# 9/24 limited on reds at Lynnhaven



## ToddF (Jun 7, 2010)

I decided not to fish the TKAA tourney, since it is daylight only, and 85% of my fishing experience is at night. I went fishing at Lynnhaven Friday night instead. Hit the water from 6pm until 2am. First, cast netted mullet. I thought I had way too many, but it turned out I used every one. It was a productive night, with 5 serious runs resulting in 4 reds boated. One was an overslot 27". I also had three keepers at 24", 25", and 24". In the mix was a single 13" speckled trout which was tagged. I hooked up redfish number five on my last piece of cut mullet, but he broke off on an oyster bar. A fitting way to end my best ever red-fishing trip.

Todd F.

1st 24 inch red









27 inch red









13" tagged spec 









25 inch red









2nd 24 inch red









An unhappy trio of reds, bound for the cutting board and then the freezer


----------



## [email protected] (Jan 28, 2003)

*reds*

great report:fishing:


----------



## dudeondacouch (Apr 6, 2010)

nice fish.


----------



## RuddeDogg (Mar 20, 2004)

Awesome...........


----------



## Sea2aeS (Jan 7, 2005)

Pretty work Todd. Seems like a nicer class of fish in lynnhaven this year. Last years graduating class of 18-22 inch fish came back for their reunion.


----------



## red_fish (Jul 22, 2007)

Don't mean to be a [email protected]@k but there is a reason why that was you're best night with the reds to many ppl keeping waaaaaay to many fish the last few years no need to kill that many inho just saying........................


----------



## ToddF (Jun 7, 2010)

Red_fish,
No offense taken. This summer was my first summer trying to fish Lynnhaven. I have also heard that the reds this year were only a shadow of what they have been like in years past. Many people I know gave up on Lynnhaven early in the summer and have been fishing other waters. I've heard two theories for the sparse redfishing there this summer: 1) Redfishing in Lynnhaven has always been cyclical, and this is the low swing of the natural cycle; 2) The extreme low temperatures last winter caused several fish kills which killed thousands of fish, and this has reduced their numbers. You are the first I've heard to speculate that the slow summer was caused by overfishing. Since I'm a relative newbie to Lynnhaven, I couldn't support any of these theories over any of the others.

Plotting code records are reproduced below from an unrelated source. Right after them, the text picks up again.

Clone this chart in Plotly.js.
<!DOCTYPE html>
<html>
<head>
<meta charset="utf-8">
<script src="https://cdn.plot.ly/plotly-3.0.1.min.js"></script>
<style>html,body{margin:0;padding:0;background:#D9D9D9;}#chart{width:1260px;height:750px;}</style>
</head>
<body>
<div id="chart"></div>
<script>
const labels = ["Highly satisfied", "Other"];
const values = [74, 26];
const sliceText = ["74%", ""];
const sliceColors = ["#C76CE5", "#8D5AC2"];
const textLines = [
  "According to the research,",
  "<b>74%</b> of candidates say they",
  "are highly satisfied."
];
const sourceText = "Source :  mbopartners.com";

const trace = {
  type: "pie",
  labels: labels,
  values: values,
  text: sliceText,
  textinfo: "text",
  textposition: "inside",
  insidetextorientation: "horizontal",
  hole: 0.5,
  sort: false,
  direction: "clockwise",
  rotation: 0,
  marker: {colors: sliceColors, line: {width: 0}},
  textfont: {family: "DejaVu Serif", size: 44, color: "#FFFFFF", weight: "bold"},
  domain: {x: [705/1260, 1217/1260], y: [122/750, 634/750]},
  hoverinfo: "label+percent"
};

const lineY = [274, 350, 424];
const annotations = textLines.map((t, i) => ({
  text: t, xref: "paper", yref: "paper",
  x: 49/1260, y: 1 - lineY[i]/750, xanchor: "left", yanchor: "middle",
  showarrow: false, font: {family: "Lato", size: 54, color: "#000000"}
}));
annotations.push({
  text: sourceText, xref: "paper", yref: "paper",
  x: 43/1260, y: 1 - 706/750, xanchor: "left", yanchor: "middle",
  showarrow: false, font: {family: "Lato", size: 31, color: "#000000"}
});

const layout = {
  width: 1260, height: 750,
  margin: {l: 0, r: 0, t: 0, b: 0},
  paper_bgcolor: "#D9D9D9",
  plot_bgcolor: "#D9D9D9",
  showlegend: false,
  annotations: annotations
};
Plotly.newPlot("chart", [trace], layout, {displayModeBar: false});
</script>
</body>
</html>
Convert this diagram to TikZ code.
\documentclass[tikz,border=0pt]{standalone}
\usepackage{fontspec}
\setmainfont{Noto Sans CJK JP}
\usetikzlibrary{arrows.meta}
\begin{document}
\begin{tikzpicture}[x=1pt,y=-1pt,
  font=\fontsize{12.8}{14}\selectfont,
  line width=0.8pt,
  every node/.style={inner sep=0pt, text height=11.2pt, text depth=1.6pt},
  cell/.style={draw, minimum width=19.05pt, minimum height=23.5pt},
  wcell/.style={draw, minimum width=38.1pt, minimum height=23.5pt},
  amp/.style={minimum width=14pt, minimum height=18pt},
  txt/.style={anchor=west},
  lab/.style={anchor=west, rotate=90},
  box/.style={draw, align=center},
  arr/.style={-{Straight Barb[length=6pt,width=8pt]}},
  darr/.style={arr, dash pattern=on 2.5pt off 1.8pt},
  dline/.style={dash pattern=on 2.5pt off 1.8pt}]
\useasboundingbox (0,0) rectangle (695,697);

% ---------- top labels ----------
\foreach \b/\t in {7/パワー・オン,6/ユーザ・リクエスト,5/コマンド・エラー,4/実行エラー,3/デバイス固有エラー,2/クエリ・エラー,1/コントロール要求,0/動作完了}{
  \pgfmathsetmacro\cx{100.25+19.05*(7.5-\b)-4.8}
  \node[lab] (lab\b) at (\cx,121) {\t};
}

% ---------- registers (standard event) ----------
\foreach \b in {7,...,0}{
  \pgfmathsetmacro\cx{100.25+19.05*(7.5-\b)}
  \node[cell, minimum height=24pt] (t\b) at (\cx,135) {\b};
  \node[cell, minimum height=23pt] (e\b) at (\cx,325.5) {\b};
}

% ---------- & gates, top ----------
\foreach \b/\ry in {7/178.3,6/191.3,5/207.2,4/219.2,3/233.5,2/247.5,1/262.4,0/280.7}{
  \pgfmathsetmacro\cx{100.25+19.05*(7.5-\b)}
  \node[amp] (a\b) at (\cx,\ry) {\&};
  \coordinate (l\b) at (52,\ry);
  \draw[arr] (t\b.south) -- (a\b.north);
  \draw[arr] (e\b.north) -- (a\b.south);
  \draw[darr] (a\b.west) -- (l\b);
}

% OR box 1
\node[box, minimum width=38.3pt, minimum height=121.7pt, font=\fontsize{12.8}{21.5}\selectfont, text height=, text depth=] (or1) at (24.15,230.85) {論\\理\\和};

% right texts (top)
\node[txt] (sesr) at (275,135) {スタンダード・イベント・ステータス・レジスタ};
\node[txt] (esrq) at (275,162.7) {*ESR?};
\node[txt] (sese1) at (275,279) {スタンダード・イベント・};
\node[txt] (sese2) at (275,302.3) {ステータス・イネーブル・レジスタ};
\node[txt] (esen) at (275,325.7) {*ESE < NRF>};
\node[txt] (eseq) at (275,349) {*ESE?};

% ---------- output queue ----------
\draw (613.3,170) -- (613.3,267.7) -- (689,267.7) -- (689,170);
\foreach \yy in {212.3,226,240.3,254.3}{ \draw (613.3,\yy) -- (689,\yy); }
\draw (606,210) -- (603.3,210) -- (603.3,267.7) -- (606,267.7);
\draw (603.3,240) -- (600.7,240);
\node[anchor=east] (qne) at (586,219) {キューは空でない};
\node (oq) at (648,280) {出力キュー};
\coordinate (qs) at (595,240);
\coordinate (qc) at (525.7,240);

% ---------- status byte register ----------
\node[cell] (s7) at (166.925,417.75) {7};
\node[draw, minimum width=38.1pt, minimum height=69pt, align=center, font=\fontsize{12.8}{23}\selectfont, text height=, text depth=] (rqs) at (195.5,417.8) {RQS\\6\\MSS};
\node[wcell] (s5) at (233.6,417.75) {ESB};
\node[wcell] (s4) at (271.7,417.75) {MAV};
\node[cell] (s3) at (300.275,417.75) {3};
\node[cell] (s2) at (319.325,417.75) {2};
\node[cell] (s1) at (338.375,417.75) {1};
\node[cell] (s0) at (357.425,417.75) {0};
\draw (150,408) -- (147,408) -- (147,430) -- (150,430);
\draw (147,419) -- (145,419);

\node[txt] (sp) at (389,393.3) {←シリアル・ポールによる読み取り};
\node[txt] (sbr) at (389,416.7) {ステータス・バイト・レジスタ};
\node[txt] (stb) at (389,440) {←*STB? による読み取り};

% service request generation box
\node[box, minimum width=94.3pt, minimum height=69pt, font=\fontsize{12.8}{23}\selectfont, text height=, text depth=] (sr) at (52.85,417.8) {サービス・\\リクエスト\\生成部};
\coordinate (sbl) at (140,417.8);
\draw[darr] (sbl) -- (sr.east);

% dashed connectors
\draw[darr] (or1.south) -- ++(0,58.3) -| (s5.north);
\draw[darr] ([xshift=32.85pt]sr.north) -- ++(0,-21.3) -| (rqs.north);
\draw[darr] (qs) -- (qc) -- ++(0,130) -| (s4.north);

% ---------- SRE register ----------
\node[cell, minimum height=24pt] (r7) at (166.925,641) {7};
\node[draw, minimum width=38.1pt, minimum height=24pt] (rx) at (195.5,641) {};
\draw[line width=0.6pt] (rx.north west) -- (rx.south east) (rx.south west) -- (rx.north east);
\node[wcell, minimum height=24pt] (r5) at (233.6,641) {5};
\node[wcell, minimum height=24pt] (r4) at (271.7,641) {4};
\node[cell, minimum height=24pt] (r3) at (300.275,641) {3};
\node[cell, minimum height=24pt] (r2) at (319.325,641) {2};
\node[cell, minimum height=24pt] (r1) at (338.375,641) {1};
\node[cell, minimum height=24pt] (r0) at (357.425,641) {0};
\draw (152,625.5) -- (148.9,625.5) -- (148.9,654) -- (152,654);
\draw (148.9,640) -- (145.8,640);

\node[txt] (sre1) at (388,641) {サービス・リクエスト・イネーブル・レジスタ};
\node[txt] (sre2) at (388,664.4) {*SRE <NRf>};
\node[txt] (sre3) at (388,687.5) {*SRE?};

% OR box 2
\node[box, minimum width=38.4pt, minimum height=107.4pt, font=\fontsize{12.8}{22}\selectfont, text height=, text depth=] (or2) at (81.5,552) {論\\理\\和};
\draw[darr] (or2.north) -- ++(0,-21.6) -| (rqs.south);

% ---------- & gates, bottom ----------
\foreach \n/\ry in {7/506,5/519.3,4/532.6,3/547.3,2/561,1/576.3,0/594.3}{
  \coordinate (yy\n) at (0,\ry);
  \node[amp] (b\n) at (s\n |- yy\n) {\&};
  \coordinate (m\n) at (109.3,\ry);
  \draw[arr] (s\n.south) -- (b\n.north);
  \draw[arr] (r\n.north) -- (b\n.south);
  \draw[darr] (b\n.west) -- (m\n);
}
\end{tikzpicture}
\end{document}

It will be interesting to see if your thoughts are reflected in next years fishing regs. Maybe they will reduce the slot size and/or reduce the number of fish you can keep. I'm a enthusiastic proponent of using size and catch limits as a tool to keep the fishery healthy. I figure that I'm paying professional fisheries management specialists a lot of money (with my tax dollars) to set the limits properly. I'm willing to accept their professional judgment about the sizes and numbers of keeper fish which will sustain the fishery. So, I personally have no problem with keeping the legal limit of fish that I intend to use to reduce my family's food budget. But, I confess that I was surprised that the limit on redfish is three fish per day. I'm more used to only being able to keep two stripers.

If it makes you feel any better, I have released more red fish this summer which were over the slot than I have kept which were within the slot.

cheers, and hope to see you out there,
Todd F.


----------



## wannabeangler (Feb 7, 2009)

Wish I could've made it....bummer! Will be there next time for sure! 

BTW- got some big dead goldfish from the pond for bait...lol


----------



## baitslingin (Jul 31, 2005)

awesome catch! I know where i WON'T be tomorrow night ! BTW ... you could post this on TF and my site if ya want to complete the quinfecta


----------



## YakAttack (Aug 8, 2006)

Well done Todd! Nice report. And good eats!


----------



## map120277 (Jul 17, 2008)

Great work, always nice to catch your limit. Don't mind the haters


----------



## BlueHwy (Sep 1, 2009)

Todd,

Great report and great response. Only comment - eat one fresh - don't freeze them all. 

Good job.


----------



## m30power (Sep 8, 2010)

todd,

nice fish!..I met you at 7-11 and saw your fish. 

very nice to meet you. There is nothing wrong with keeping fish if the limits allow you!


----------



## Fishman (Apr 23, 2000)

Nice catch. If I have to kill a pup it would just be 1 per year but that is just my way. As far as size and kreel limits thaey have been the same for many years. I don't see any changein the future unless there are not enough slot size fish around at the time and then you could see a change.


----------